=== WHAT THIS TASK INVOLVES ===
Print the lines that start the entries and continue through the one holding "import pandas as pd", please, exactly and with the pictures omitted.

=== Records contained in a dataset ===
— START —

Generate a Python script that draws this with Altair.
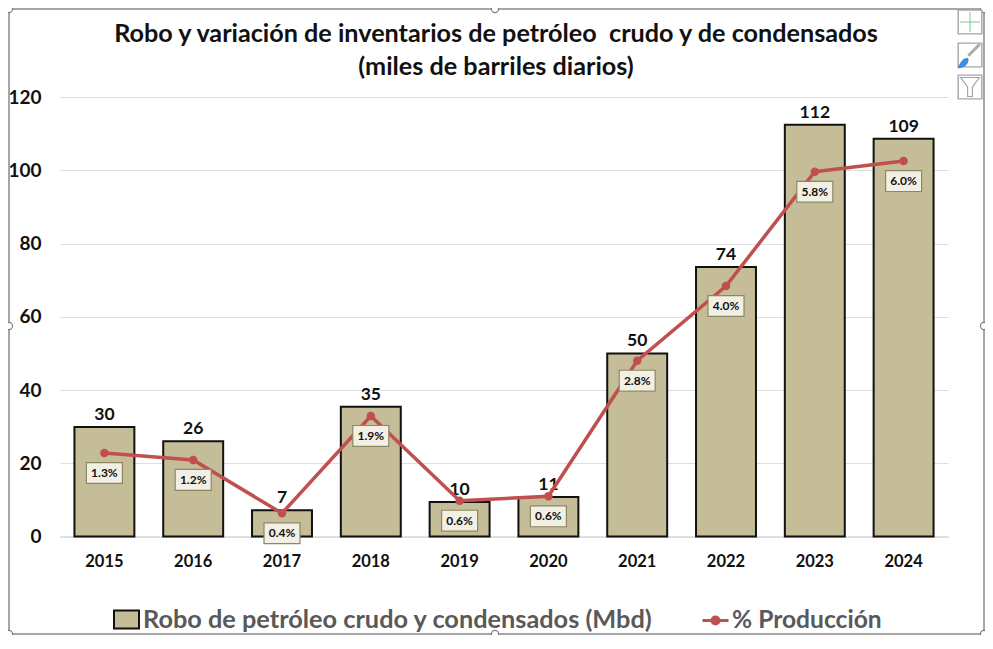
import altair as alt
import pandas as pd

years = ["2015","2016","2017","2018","2019","2020","2021","2022","2023","2024"]
robo = [29.9,26.0,7.2,35.4,9.4,10.8,50.0,73.6,112.4,108.6]
robo_labels = ["30","26","7","35","10","11","50","74","112","109"]
pct = [1.33,1.22,0.37,1.92,0.57,0.64,2.80,3.99,5.81,5.98]
pct_labels = ["1.3%","1.2%","0.4%","1.9%","0.6%","0.6%","2.8%","4.0%","5.8%","6.0%"]
title_lines = ["Robo y variación de inventarios de petróleo\u00a0 crudo y de condensados","(miles de barriles diarios)"]
bar_name = "Robo de petróleo crudo y condensados (Mbd)"
line_name = "% Producción"

FONT = "Lato"
df = pd.DataFrame({"year":years,"robo":robo,"rl":robo_labels,"pct":pct,"pl":pct_labels,"bn":bar_name,"ln":line_name})

x = alt.X("year:N", sort=years, title=None,
          scale=alt.Scale(paddingInner=0.325, paddingOuter=0.1625),
          axis=alt.Axis(labelAngle=0, labelFont=FONT, labelFontWeight="bold", labelFontSize=16.5,
                        labelColor="#111111", ticks=False, domainColor="#D9D9D9", domainWidth=1.5, labelPadding=17))
y = alt.Y("robo:Q", title=None, scale=alt.Scale(domain=[0,120]),
          axis=alt.Axis(values=[0,20,40,60,80,100,120], labelFont=FONT, labelFontWeight="bold", labelFontSize=19,
                        labelColor="#111111", ticks=False, domain=False, gridColor="#DEDEDE", gridWidth=1.2,
                        labelPadding=19))
y2 = alt.Y("pct:Q", title=None, axis=None, scale=alt.Scale(domain=[0,7]))

base = alt.Chart(df)
bars = base.mark_bar(stroke="#111111", strokeWidth=2).encode(
    x=x, y=y,
    fill=alt.Fill("bn:N", title=None, scale=alt.Scale(range=["#C4BD97"]),
                  legend=alt.Legend(orient="none", legendX=53, legendY=509, symbolType="M-1,-0.72H1V0.72H-1Z", symbolSize=625,
                                    symbolStrokeColor="#111111", symbolStrokeWidth=2, labelFont=FONT, labelFontWeight="bold",
                                    labelFontSize=25.3, labelColor="#595959", labelLimit=700, labelOffset=3)))
bar_text = base.mark_text(font=FONT, fontWeight="bold", fontSize=17.5, color="#111111", baseline="bottom", dy=-3).encode(
    x=x, y=y, text="rl:N")
left = alt.layer(bars, bar_text)

line = base.mark_line(strokeWidth=3.5, point=alt.OverlayMarkDef(filled=True, size=42, color="#C0504D")).encode(
    x=x, y=y2,
    stroke=alt.Stroke("ln:N", title=None, scale=alt.Scale(range=["#C0504D"]),
                      legend=alt.Legend(orient="none", legendX=641, legendY=509,
                                        symbolType="M-1,0H1M-0.27,0A0.27,0.27 0 1 1 0.27,0A0.27,0.27 0 1 1 -0.27,0Z",
                                        symbolStrokeWidth=3, symbolSize=676, symbolFillColor="#C0504D",
                                        labelFont=FONT, labelFontWeight="bold", labelFontSize=24.6, labelColor="#595959",
                                        labelLimit=300, labelOffset=2)))
box = base.mark_point(shape="M-1,-0.58H1V0.58H-1Z", size=1296, filled=True, fill="#F2EFE4", stroke="#8C8864",
                      strokeWidth=1.2, opacity=1, yOffset=20).encode(x=x, y=y2)
box_text = base.mark_text(font=FONT, fontWeight="bold", fontSize=12, color="#111111", dy=20).encode(x=x, y=y2, text="pl:N")
right = alt.layer(line, box, box_text)

deco_df = pd.DataFrame({"a":[0]})
deco = alt.Chart(deco_df)
FX0, FX1, FY0, FY1 = -51, 924, -88, 537
frame = deco.mark_rect(fillOpacity=0, stroke="#A6A6A6", strokeWidth=2).encode(
    x=alt.value(FX0), x2=alt.value(FX1), y=alt.value(FY0), y2=alt.value(FY1))

handles_xy = [(FX0,FY0),(435,FY0),(FX1,FY0),(FX0,229),(FX1,229),(FX0,FY1),(435,FY1),(FX1,FY1)]
handles = [deco.mark_point(shape="circle", size=50, filled=True, fill="white", stroke="#7F7F7F", strokeWidth=1.2, opacity=1)
           .encode(x=alt.value(a), y=alt.value(b)) for a,b in handles_xy]

btns = []
for cy in [-75,-42,-10]:
    btns.append(deco.mark_point(shape="square", size=560, filled=True, fill="white", stroke="#A6A6A6", strokeWidth=1.4, opacity=1)
                .encode(x=alt.value(910), y=alt.value(cy)))
plus = deco.mark_point(shape="M-1,0H1M0,-1V1", size=400, stroke="#3CB371", strokeWidth=1).encode(x=alt.value(910), y=alt.value(-75))
brush1 = deco.mark_point(shape="M-1,1L1,-1", size=130, stroke="#888888", strokeWidth=3).encode(x=alt.value(914), y=alt.value(-47))
brush2 = deco.mark_point(shape="M-1,1C-0.6,0 -0.2,-0.5 0.4,-0.4C0.7,0 0.2,1 -1,1Z", size=220, filled=True, fill="#3E8EDE", opacity=1).encode(x=alt.value(905), y=alt.value(-36))
funnel = deco.mark_point(shape="M-1,-1H1L0.25,0V1H-0.25V0Z", size=360, stroke="#777777", strokeWidth=1.1).encode(x=alt.value(910), y=alt.value(-10))

t1 = deco.mark_text(font=FONT, fontSize=25.2, fontWeight="bold", color="#111111").encode(
    x=alt.value(436), y=alt.value(-63), text=alt.value(title_lines[0]))
t2 = deco.mark_text(font=FONT, fontSize=25.2, fontWeight="bold", color="#111111").encode(
    x=alt.value(436), y=alt.value(-30), text=alt.value(title_lines[1]))

chart = alt.layer(
    alt.layer(left, right).resolve_scale(y="independent", color="independent"),
    frame, t1, t2, *handles, *btns, plus, brush1, brush2, funnel
).properties(
    width=888, height=439.5,
    autosize=alt.AutoSizeParams(type="none"),
    padding={"left":52,"top":89,"right":37,"bottom":98},
    background="white",
).configure_view(stroke=None)

chart.save("out.html", embed_options={"renderer":"svg","actions":False})
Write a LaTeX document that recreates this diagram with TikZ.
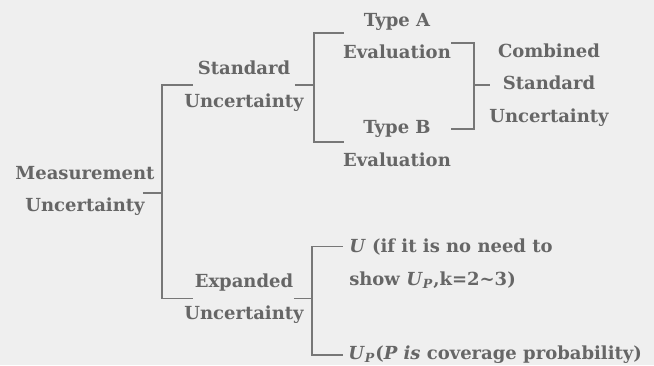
\documentclass[tikz,border=0pt]{standalone}
\usepackage{fontspec}
\setmainfont{DejaVu Serif}
\usepackage{xcolor}
\usetikzlibrary{calc}
\definecolor{bgcol}{HTML}{EFEFEF}
\definecolor{txtcol}{HTML}{666666}
\definecolor{linecol}{HTML}{777777}

\begin{document}
\begin{tikzpicture}[
        x=0.75pt, y=-0.75pt,
        topic/.style={align=center, inner sep=0pt, text=txtcol,
            font=\fontsize{13.5}{24.4}\selectfont\bfseries},
        leaf/.style={topic, align=left, anchor=west},
        link/.style={draw=linecol, line width=1.1pt}
    ]
        \fill[bgcol] (0,0) rectangle (654,365);
        \useasboundingbox (0,0) rectangle (654,365);

        \node[topic] (mu) at (85,191) {Measurement\\Uncertainty};
        \node[topic] (su) at (244,86) {Standard\\Uncertainty};
        \node[topic] (eu) at (244,298.5) {Expanded\\Uncertainty};
        \node[topic] (ta) at (397,36) {Type A\\Evaluation};
        \node[topic] (tb) at (397,143.5) {Type B\\Evaluation};
        \node[topic] (cs) at (549,85) {Combined\\Standard\\Uncertainty};
        \node[leaf] (ua) at (349,263.5) {\textit{U} (if it is no need to\\
            show \textit{U}\textsubscript{\textit{P}},k=2\textasciitilde3)};
        \node[leaf] (up) at (348,355) {\textit{U}\textsubscript{\textit{P}}(\textit{P is} coverage probability)};

        % first level
        \draw[link] ($(mu.east)+(-12,2)$) -- ++(19,0) coordinate (j1);
        \draw[link] (j1) |- ($(su.west)+(9,-1)$);
        \draw[link] (j1) |- ($(eu.west)+(9,0)$);
        % standard uncertainty
        \draw[link] ($(su.east)+(-9,-1)$) -- ++(19,0) coordinate (j2);
        \draw[link] (j2) |- ($(ta.west)+(1,-3)$);
        \draw[link] (j2) |- ($(tb.west)+(1,-1.5)$);
        % combined
        \draw[link] ($(ta.east)+(0,7)$) -| coordinate[pos=0.75] (j3) ($(tb.east)+(23,-14.5)$) -- ($(tb.east)+(0,-14.5)$);
        \coordinate (j4) at ($(j3)+(2,0)$);
        \draw[link] (j4) |- ($(cs.west)+(1,0)$);
        % expanded uncertainty
        \draw[link] ($(eu.east)+(-10,0)$) -- ++(18,0) coordinate (j5);
        \draw[link] (j5) |- ($(ua.west)+(-6,-17)$);
        \draw[link] (j5) |- ($(up.west)+(-5,0)$);
    \end{tikzpicture}
\end{document}
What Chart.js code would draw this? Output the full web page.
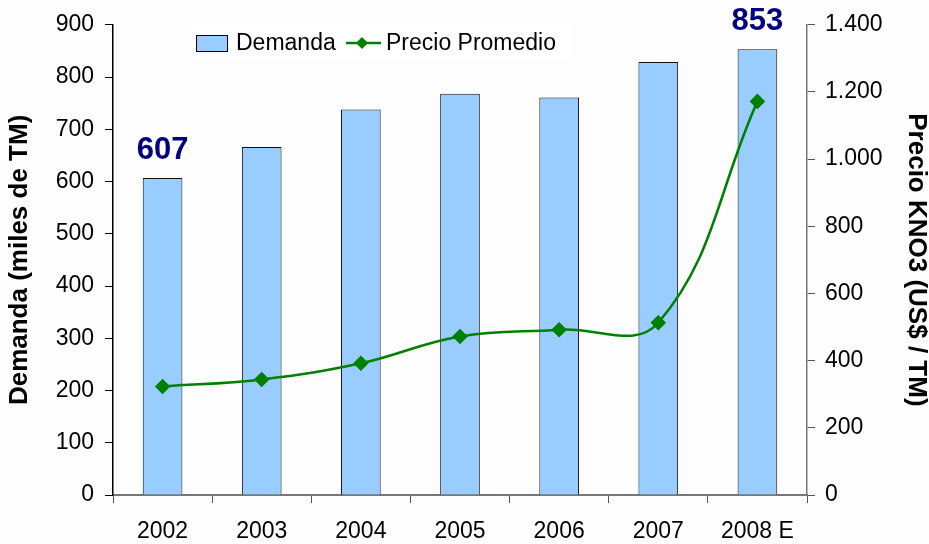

— END —

=== WRITTEN REPLY ===
Generate a Python script that draws this with Altair.
import altair as alt
import pandas as pd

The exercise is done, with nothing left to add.